What the task requires>
Extract the text of every entry below exactly; leave images out.

┌──

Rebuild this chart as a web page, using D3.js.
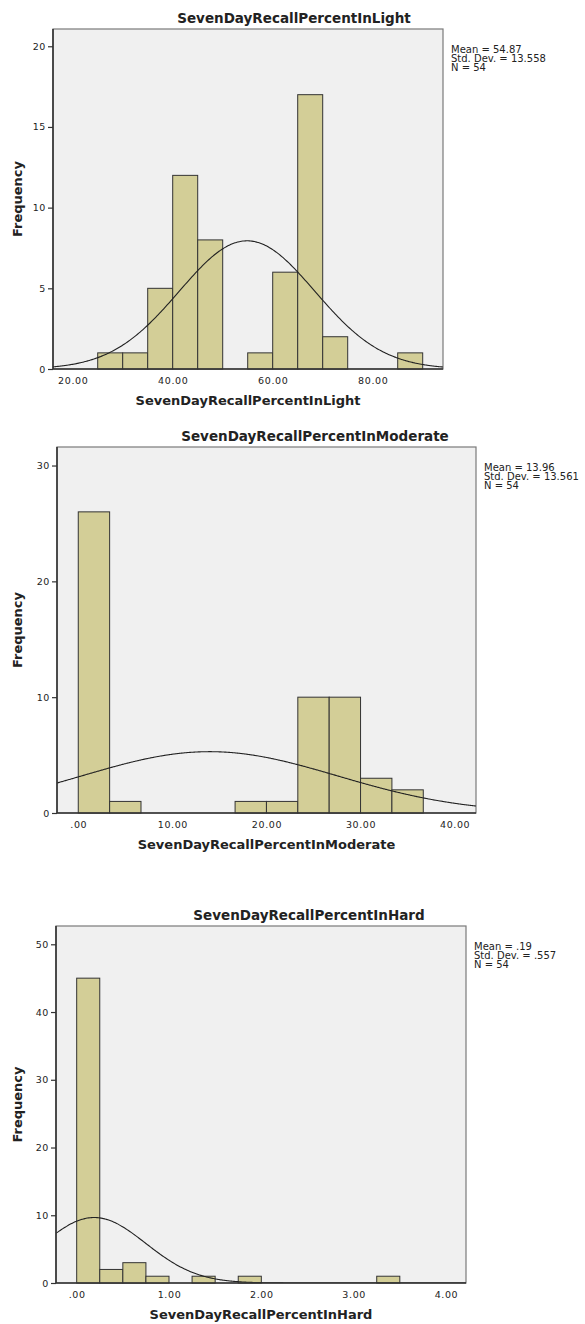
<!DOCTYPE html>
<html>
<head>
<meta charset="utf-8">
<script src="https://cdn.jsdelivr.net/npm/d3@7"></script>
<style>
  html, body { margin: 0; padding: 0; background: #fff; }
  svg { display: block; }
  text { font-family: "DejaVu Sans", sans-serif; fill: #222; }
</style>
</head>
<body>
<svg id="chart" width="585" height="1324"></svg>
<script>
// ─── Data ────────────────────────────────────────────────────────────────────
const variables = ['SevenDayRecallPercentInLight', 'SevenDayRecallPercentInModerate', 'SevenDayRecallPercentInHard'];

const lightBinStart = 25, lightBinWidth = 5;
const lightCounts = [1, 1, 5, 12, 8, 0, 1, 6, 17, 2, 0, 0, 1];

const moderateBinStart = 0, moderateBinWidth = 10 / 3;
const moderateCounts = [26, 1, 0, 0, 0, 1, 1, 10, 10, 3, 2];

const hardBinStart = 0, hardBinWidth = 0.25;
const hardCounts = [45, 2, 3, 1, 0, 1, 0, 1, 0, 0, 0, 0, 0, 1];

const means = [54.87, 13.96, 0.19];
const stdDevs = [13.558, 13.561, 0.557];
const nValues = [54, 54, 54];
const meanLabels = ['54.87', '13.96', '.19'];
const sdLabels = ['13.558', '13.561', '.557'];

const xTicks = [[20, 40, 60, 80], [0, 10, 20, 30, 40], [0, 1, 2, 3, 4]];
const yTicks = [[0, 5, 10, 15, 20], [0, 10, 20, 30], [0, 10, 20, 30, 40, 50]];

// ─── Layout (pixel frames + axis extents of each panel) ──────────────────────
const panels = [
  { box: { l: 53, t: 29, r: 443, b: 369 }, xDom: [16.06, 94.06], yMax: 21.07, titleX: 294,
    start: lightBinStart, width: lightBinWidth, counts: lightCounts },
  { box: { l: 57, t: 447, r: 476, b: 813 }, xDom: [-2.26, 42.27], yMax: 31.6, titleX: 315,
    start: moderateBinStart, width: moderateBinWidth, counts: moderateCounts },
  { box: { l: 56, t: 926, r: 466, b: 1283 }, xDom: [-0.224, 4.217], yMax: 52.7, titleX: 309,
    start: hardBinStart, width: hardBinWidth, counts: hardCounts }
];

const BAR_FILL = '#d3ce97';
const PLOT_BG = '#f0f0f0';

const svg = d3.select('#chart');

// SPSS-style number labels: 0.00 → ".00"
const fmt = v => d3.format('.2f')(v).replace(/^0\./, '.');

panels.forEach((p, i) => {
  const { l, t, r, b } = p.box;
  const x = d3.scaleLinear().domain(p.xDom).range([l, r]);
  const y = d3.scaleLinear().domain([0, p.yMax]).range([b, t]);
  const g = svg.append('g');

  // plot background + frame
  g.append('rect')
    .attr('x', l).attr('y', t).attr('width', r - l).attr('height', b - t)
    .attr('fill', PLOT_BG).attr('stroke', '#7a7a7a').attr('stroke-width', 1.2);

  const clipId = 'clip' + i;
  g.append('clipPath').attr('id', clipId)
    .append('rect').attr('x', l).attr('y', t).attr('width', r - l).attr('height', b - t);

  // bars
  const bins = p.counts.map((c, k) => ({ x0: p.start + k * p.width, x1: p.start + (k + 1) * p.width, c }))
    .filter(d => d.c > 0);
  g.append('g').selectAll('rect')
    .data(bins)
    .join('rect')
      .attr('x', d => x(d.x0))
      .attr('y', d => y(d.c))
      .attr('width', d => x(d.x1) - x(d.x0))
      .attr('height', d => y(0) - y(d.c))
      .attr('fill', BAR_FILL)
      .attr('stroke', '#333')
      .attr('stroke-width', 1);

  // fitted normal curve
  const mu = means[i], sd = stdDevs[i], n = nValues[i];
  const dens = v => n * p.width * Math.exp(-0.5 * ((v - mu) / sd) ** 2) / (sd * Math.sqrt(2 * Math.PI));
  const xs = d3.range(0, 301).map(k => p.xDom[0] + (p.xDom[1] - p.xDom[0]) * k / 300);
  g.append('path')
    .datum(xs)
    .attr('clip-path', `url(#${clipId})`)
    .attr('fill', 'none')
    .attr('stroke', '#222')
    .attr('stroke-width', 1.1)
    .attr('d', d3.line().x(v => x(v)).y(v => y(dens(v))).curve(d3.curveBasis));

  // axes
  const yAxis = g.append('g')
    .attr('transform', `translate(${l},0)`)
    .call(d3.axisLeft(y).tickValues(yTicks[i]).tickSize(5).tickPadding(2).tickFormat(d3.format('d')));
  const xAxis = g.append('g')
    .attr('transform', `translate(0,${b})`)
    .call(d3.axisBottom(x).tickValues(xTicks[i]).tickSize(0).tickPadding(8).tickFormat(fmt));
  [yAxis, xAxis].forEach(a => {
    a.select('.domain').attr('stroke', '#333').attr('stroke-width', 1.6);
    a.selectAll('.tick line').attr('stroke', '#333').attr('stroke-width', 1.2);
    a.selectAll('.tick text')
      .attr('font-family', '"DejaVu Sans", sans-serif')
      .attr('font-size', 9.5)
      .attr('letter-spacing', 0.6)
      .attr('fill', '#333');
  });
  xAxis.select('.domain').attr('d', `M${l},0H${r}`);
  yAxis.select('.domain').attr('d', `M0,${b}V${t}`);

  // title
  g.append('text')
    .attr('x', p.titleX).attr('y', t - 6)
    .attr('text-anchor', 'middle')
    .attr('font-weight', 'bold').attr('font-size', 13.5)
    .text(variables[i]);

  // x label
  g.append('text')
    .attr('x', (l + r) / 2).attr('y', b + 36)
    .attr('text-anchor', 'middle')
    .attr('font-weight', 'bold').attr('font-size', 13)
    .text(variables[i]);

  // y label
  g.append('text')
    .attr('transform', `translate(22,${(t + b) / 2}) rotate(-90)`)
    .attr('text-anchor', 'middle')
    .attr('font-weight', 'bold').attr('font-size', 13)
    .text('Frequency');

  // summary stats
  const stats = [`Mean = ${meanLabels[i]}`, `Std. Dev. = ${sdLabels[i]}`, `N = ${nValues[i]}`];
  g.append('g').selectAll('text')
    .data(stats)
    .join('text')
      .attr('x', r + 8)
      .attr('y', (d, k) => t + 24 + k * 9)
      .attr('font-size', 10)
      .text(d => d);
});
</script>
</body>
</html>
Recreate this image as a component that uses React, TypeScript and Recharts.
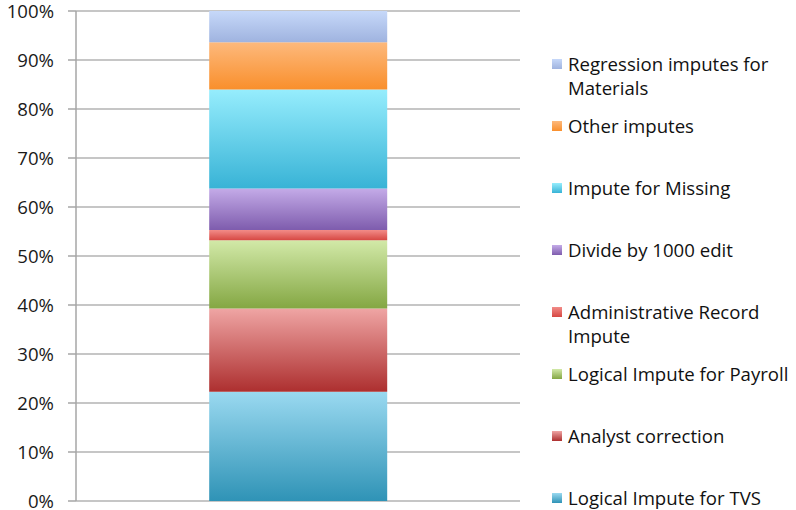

└──

Correct answer>
Rebuild this chart as a web page, using D3.js.
<!DOCTYPE html>
<html>
<head>
<meta charset="utf-8">
<script src="https://cdn.jsdelivr.net/npm/d3@7"></script>
<style>
  html, body { margin: 0; padding: 0; background: #fff; }
  svg { display: block; }
  text { font-family: "DejaVu Sans", sans-serif; fill: #222; }
</style>
</head>
<body>
<svg id="chart" width="585" height="1324"></svg>
<script>
// ─── Data ────────────────────────────────────────────────────────────────────
const variables = ['SevenDayRecallPercentInLight', 'SevenDayRecallPercentInModerate', 'SevenDayRecallPercentInHard'];

const lightBinStart = 25, lightBinWidth = 5;
const lightCounts = [1, 1, 5, 12, 8, 0, 1, 6, 17, 2, 0, 0, 1];

const moderateBinStart = 0, moderateBinWidth = 10 / 3;
const moderateCounts = [26, 1, 0, 0, 0, 1, 1, 10, 10, 3, 2];

const hardBinStart = 0, hardBinWidth = 0.25;
const hardCounts = [45, 2, 3, 1, 0, 1, 0, 1, 0, 0, 0, 0, 0, 1];

const means = [54.87, 13.96, 0.19];
const stdDevs = [13.558, 13.561, 0.557];
const nValues = [54, 54, 54];
const meanLabels = ['54.87', '13.96', '.19'];
const sdLabels = ['13.558', '13.561', '.557'];

const xTicks = [[20, 40, 60, 80], [0, 10, 20, 30, 40], [0, 1, 2, 3, 4]];
const yTicks = [[0, 5, 10, 15, 20], [0, 10, 20, 30], [0, 10, 20, 30, 40, 50]];

// ─── Layout (pixel frames + axis extents of each panel) ──────────────────────
const panels = [
  { box: { l: 53, t: 29, r: 443, b: 369 }, xDom: [16.06, 94.06], yMax: 21.07, titleX: 294,
    start: lightBinStart, width: lightBinWidth, counts: lightCounts },
  { box: { l: 57, t: 447, r: 476, b: 813 }, xDom: [-2.26, 42.27], yMax: 31.6, titleX: 315,
    start: moderateBinStart, width: moderateBinWidth, counts: moderateCounts },
  { box: { l: 56, t: 926, r: 466, b: 1283 }, xDom: [-0.224, 4.217], yMax: 52.7, titleX: 309,
    start: hardBinStart, width: hardBinWidth, counts: hardCounts }
];

const BAR_FILL = '#d3ce97';
const PLOT_BG = '#f0f0f0';

const svg = d3.select('#chart');

// SPSS-style number labels: 0.00 → ".00"
const fmt = v => d3.format('.2f')(v).replace(/^0\./, '.');

panels.forEach((p, i) => {
  const { l, t, r, b } = p.box;
  const x = d3.scaleLinear().domain(p.xDom).range([l, r]);
  const y = d3.scaleLinear().domain([0, p.yMax]).range([b, t]);
  const g = svg.append('g');

  // plot background + frame
  g.append('rect')
    .attr('x', l).attr('y', t).attr('width', r - l).attr('height', b - t)
    .attr('fill', PLOT_BG).attr('stroke', '#7a7a7a').attr('stroke-width', 1.2);

  const clipId = 'clip' + i;
  g.append('clipPath').attr('id', clipId)
    .append('rect').attr('x', l).attr('y', t).attr('width', r - l).attr('height', b - t);

  // bars
  const bins = p.counts.map((c, k) => ({ x0: p.start + k * p.width, x1: p.start + (k + 1) * p.width, c }))
    .filter(d => d.c > 0);
  g.append('g').selectAll('rect')
    .data(bins)
    .join('rect')
      .attr('x', d => x(d.x0))
      .attr('y', d => y(d.c))
      .attr('width', d => x(d.x1) - x(d.x0))
      .attr('height', d => y(0) - y(d.c))
      .attr('fill', BAR_FILL)
      .attr('stroke', '#333')
      .attr('stroke-width', 1);

  // fitted normal curve
  const mu = means[i], sd = stdDevs[i], n = nValues[i];
  const dens = v => n * p.width * Math.exp(-0.5 * ((v - mu) / sd) ** 2) / (sd * Math.sqrt(2 * Math.PI));
  const xs = d3.range(0, 301).map(k => p.xDom[0] + (p.xDom[1] - p.xDom[0]) * k / 300);
  g.append('path')
    .datum(xs)
    .attr('clip-path', `url(#${clipId})`)
    .attr('fill', 'none')
    .attr('stroke', '#222')
    .attr('stroke-width', 1.1)
    .attr('d', d3.line().x(v => x(v)).y(v => y(dens(v))).curve(d3.curveBasis));

  // axes
  const yAxis = g.append('g')
    .attr('transform', `translate(${l},0)`)
    .call(d3.axisLeft(y).tickValues(yTicks[i]).tickSize(5).tickPadding(2).tickFormat(d3.format('d')));
  const xAxis = g.append('g')
    .attr('transform', `translate(0,${b})`)
    .call(d3.axisBottom(x).tickValues(xTicks[i]).tickSize(0).tickPadding(8).tickFormat(fmt));
  [yAxis, xAxis].forEach(a => {
    a.select('.domain').attr('stroke', '#333').attr('stroke-width', 1.6);
    a.selectAll('.tick line').attr('stroke', '#333').attr('stroke-width', 1.2);
    a.selectAll('.tick text')
      .attr('font-family', '"DejaVu Sans", sans-serif')
      .attr('font-size', 9.5)
      .attr('letter-spacing', 0.6)
      .attr('fill', '#333');
  });
  xAxis.select('.domain').attr('d', `M${l},0H${r}`);
  yAxis.select('.domain').attr('d', `M0,${b}V${t}`);

  // title
  g.append('text')
    .attr('x', p.titleX).attr('y', t - 6)
    .attr('text-anchor', 'middle')
    .attr('font-weight', 'bold').attr('font-size', 13.5)
    .text(variables[i]);

  // x label
  g.append('text')
    .attr('x', (l + r) / 2).attr('y', b + 36)
    .attr('text-anchor', 'middle')
    .attr('font-weight', 'bold').attr('font-size', 13)
    .text(variables[i]);

  // y label
  g.append('text')
    .attr('transform', `translate(22,${(t + b) / 2}) rotate(-90)`)
    .attr('text-anchor', 'middle')
    .attr('font-weight', 'bold').attr('font-size', 13)
    .text('Frequency');

  // summary stats
  const stats = [`Mean = ${meanLabels[i]}`, `Std. Dev. = ${sdLabels[i]}`, `N = ${nValues[i]}`];
  g.append('g').selectAll('text')
    .data(stats)
    .join('text')
      .attr('x', r + 8)
      .attr('y', (d, k) => t + 24 + k * 9)
      .attr('font-size', 10)
      .text(d => d);
});
</script>
</body>
</html>
Recreate this image as a component that uses React, TypeScript and Recharts.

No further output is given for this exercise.